Concernant la loi n° 2007-210 du 19 février 2007 portant réforme de l'assurance de protection juridique, il a indiqué que l'avant-projet de décret relatif à la prise en charge au titre de l'aide juridictionnelle des frais non couverts par un dispositif de protection juridique avait reçu un avis favorable du Conseil d'Etat lors de sa séance du 29 juillet 2008. Sa publication devrait intervenir avant la fin de l'année 2008. Il a également rappelé que la mission confiée par le Président de la République à Me Jean-Michel Darrois serait susceptible de faire des propositions destinées à rapprocher le champ des contentieux inclus dans l'assurance de protection juridique et celui couvert par l'aide juridictionnelle.

Enfin, il s'est inquiété de ce que la loi n° 2007-308 du 5 mars 2007 portant réforme de la protection juridique des majeurs, qui ne devrait entrer en vigueur, pour la plupart de ses dispositions, que le 1er janvier prochain, n'ait pas fait l'objet de tous les décrets d'application nécessaires, malgré le très long délai - 22 mois accordé à cet effet par le législateur au Gouvernement.

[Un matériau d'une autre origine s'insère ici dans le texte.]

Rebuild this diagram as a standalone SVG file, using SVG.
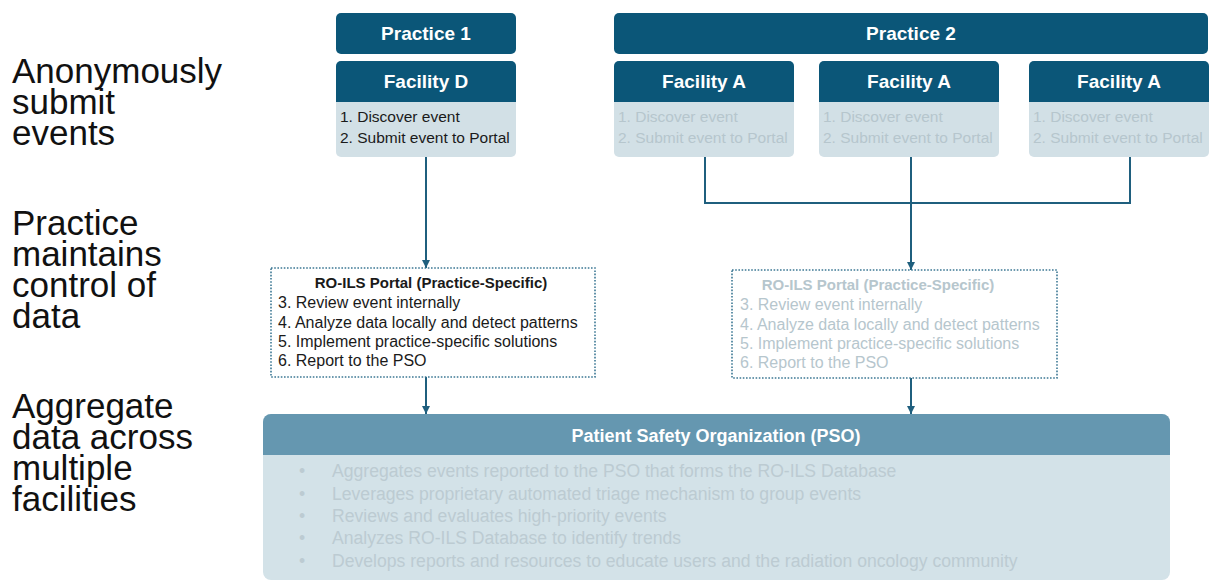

En conclusion, M. Jean-Jacques Hyest, président, a souhaité rendre hommage au rôle précurseur du Sénat dans le contrôle de l'application des lois. Il s'est félicité de ce que la réforme constitutionnelle permette un renforcement et une mise en valeur accrue de cette action fondamentale afin de garantir une pleine efficacité de l'action du législateur.